If your CRM is full of data but low on insight, the Audit will tell you exactly why.

We audit CRM setups for B2B companies in Ireland and the UK, tell you what is broken and why, and give you a clear prioritised account of what needs to change.

A CRM audit is often where an engagement with Tenacre begins, and it is frequently the most clarifying work a business does before committing to a larger change. Over a structured review we look at the data model, the pipeline stages, how the system reflects the actual sales process, user adoption, and the gap between how the CRM is configured and how the team uses it day to day.

The output is a clear-eyed account of what is working, what is not, and where the priority fixes are. Some clients use the audit as a standalone piece of work and carry out the changes themselves. Others use it as the foundation for a broader engagement. Either way, the findings are practical and specific. You finish the process knowing exactly what you are dealing with, which is rarely the situation going in.

Data Quality

Bad CRM data is almost always the result of a system that makes correct data entry harder than skipping it, combined with a team that has never been given a good reason to believe the data matters. We treat data quality as a structural problem, not a discipline problem.

Cleaning a CRM without addressing the underlying causes of the mess is a temporary fix. We look at why the data reached the state it is in, address those causes, and put in place the standards and processes that keep it clean going forward. The goal is a system where keeping data clean is the path of least resistance, not an extra task on top of selling.

For businesses preparing for a funding round or an acquisition process, this has direct financial relevance. Investors read pipeline data carefully. A clean, well-structured CRM tells a very different story than one requiring manual cleanup before anyone external can look at it.

Senior practitioners run every audit. The people who scope the work are the people who do it.

CRM Audit & Data Quality- Frequently Asked Questions

How do I know if my CRM needs an audit?

If the sales team routinely works around the system rather than in it, that is a signal. If the forecast is consistently unreliable, that is a signal. If nobody can agree on what the pipeline data actually means, that is a signal. For most mid-sized sales teams, a structured audit takes two to three weeks and produces a clear picture of what needs to change.

What does a CRM audit cover?

The data model, pipeline stages, process alignment, user adoption, and the gap between how the system is configured and how the team actually uses it. The output is a prioritised list of what needs to change and why, not a comprehensive document covering everything that could theoretically be improved.

What do I get at the end of an audit?

A clear account of what is working, what is not, and where the priority fixes are. The findings are practical and specific with a clear recommended order of intervention. Some clients implement the changes themselves.

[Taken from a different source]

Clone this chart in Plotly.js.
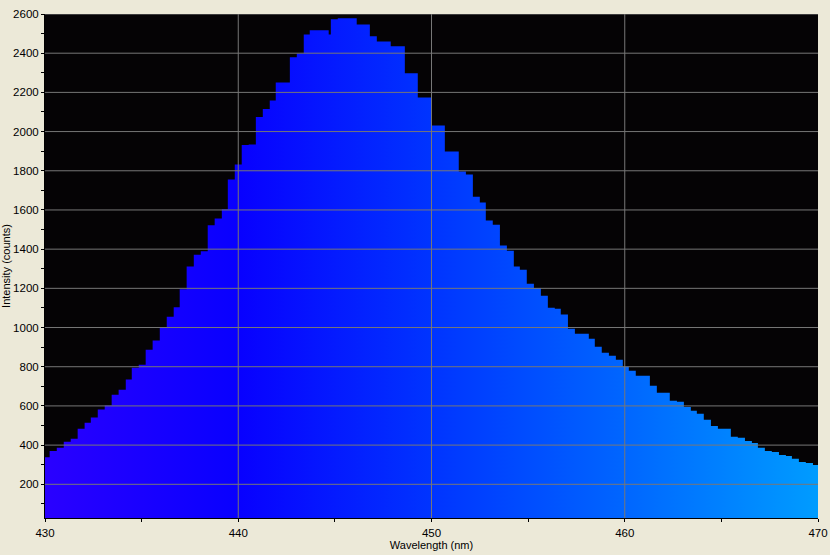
<!DOCTYPE html>
<html>
<head>
<meta charset="utf-8">
<script src="https://cdn.plot.ly/plotly-3.0.1.min.js"></script>
<style>
  html, body { margin: 0; padding: 0; background: #ece9d8; }
  #chart { width: 830px; height: 555px; }
</style>
</head>
<body>
<div id="chart"></div>
<script>
// Left edge of each detector step (nm)
const wavelength = [
  430.00, 430.24, 430.61, 430.97, 431.33, 431.69, 432.05, 432.37, 432.73, 433.09,
  433.45, 433.81, 434.18, 434.49, 434.85, 435.21, 435.57, 435.94, 436.30, 436.66,
  436.97, 437.33, 437.70, 438.06, 438.42, 438.78, 439.15, 439.46, 439.82, 440.18,
  440.54, 440.91, 441.27, 441.63, 441.94, 442.67, 443.03, 443.39, 443.70, 444.68,
  444.79, 445.15, 446.13, 446.81, 447.17, 447.89, 448.62, 449.29, 450.02, 450.69,
  451.41, 451.78, 452.14, 452.50, 452.81, 453.17, 453.54, 453.90, 454.26, 454.57,
  454.93, 455.30, 455.66, 456.02, 456.38, 456.69, 457.06, 457.42, 458.14, 458.45,
  458.81, 459.18, 459.54, 459.90, 460.21, 460.57, 461.30, 461.66, 462.33, 462.70,
  463.06, 463.42, 463.73, 464.09, 464.46, 464.82, 465.49, 465.85, 466.22, 466.58,
  466.89, 467.25, 467.61, 467.98, 468.34, 468.65, 469.01, 469.37, 469.74, 470.00
];
// Intensity of each step (counts); last value repeats to close the final step
const intensity = [
  338, 370, 387, 417, 432, 483, 514, 541, 582, 602,
  657, 682, 735, 795, 810, 887, 934, 1001, 1055, 1103,
  1195, 1312, 1372, 1389, 1522, 1556, 1604, 1755, 1832, 1931,
  1934, 2074, 2115, 2159, 2251, 2379, 2399, 2496, 2517, 2496,
  2573, 2578, 2547, 2486, 2460, 2435, 2297, 2174, 2031, 1898,
  1796, 1781, 1668, 1638, 1546, 1525, 1418, 1392, 1311, 1295,
  1224, 1202, 1162, 1101, 1096, 1066, 994, 968, 943, 902,
  871, 856, 835, 800, 779, 754, 703, 667, 626, 621,
  595, 575, 560, 529, 498, 483, 442, 437, 421, 411,
  386, 370, 365, 350, 345, 330, 314, 309, 299, 299
];
const xGridValues = [440, 450, 460];
const yGridValues = [200, 400, 600, 800, 1000, 1200, 1400, 1600, 1800, 2000, 2200, 2400, 2600];

const gridColor = '#777777';
const shapes = [];
xGridValues.forEach(v => shapes.push({
  type: 'line', layer: 'above', xref: 'x', yref: 'paper', x0: v, x1: v, y0: 0, y1: 1,
  line: {color: gridColor, width: 1}
}));
yGridValues.forEach(v => shapes.push({
  type: 'line', layer: 'above', xref: 'paper', yref: 'y', x0: 0, x1: 1, y0: v, y1: v,
  line: {color: gridColor, width: 1}
}));

const trace = {
  type: 'scatter',
  mode: 'lines',
  x: wavelength,
  y: intensity,
  line: {shape: 'hv', width: 0, color: '#0000ff'},
  fill: 'tozeroy',
  fillcolor: '#0020ff',
  fillgradient: {
    type: 'horizontal',
    colorscale: [
      [0.0, '#2a00ff'],
      [0.25, '#0800ff'],
      [0.5, '#0034ff'],
      [0.75, '#0066ff'],
      [1.0, '#009cff']
    ]
  },
  hoverinfo: 'x+y'
};

const font = {family: '"Liberation Sans", Arial, sans-serif', size: 11.5, color: '#000000'};
const titleFont = {family: '"Liberation Sans", Arial, sans-serif', size: 11, color: '#000000'};

const layout = {
  width: 830,
  height: 555,
  paper_bgcolor: '#ece9d8',
  plot_bgcolor: '#050305',
  margin: {l: 45, r: 12, t: 14, b: 37},
  showlegend: false,
  font: font,
  shapes: shapes,
  xaxis: {
    range: [430, 470],
    tick0: 430,
    dtick: 10,
    showgrid: false,
    zeroline: false,
    showline: true,
    linecolor: '#000000',
    linewidth: 1,
    ticks: 'outside',
    ticklen: 3,
    tickcolor: '#000000',
    ticklabelstandoff: 1,
    minor: {dtick: 5, ticks: 'outside', ticklen: 3, tickcolor: '#000000', showgrid: false},
    tickfont: font,
    title: {text: 'Wavelength (nm)', font: titleFont, standoff: 1}
  },
  yaxis: {
    range: [28, 2600],
    tick0: 0,
    dtick: 200,
    showgrid: false,
    zeroline: false,
    showline: true,
    linecolor: '#000000',
    linewidth: 1,
    ticks: 'outside',
    ticklen: 3,
    tickcolor: '#000000',
    minor: {dtick: 100, ticks: 'outside', ticklen: 3, tickcolor: '#000000', showgrid: false},
    tickfont: font,
    title: {text: 'Intensity (counts)', font: titleFont, standoff: 4}
  }
};

Plotly.newPlot('chart', [trace], layout, {displayModeBar: false, staticPlot: true});
</script>
</body>
</html>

Others use the audit as the starting point for a broader engagement.

How bad does our data quality need to be before it is worth addressing?

There is no threshold. If the data is unreliable, it is affecting decisions being made from it right now. The cost tends to be invisible until it is not: typically when someone asks a question the CRM should be able to answer and cannot. For companies approaching a funding conversation, the cost of bad pipeline data is visible immediately.

Can you audit a Salesforce org built by someone else?

Yes, and it is often more straightforward because there is no attachment to the original decisions. The starting point is the same: understand what was intended, compare it to what actually happened, and identify the gap. Senior practitioners run every audit.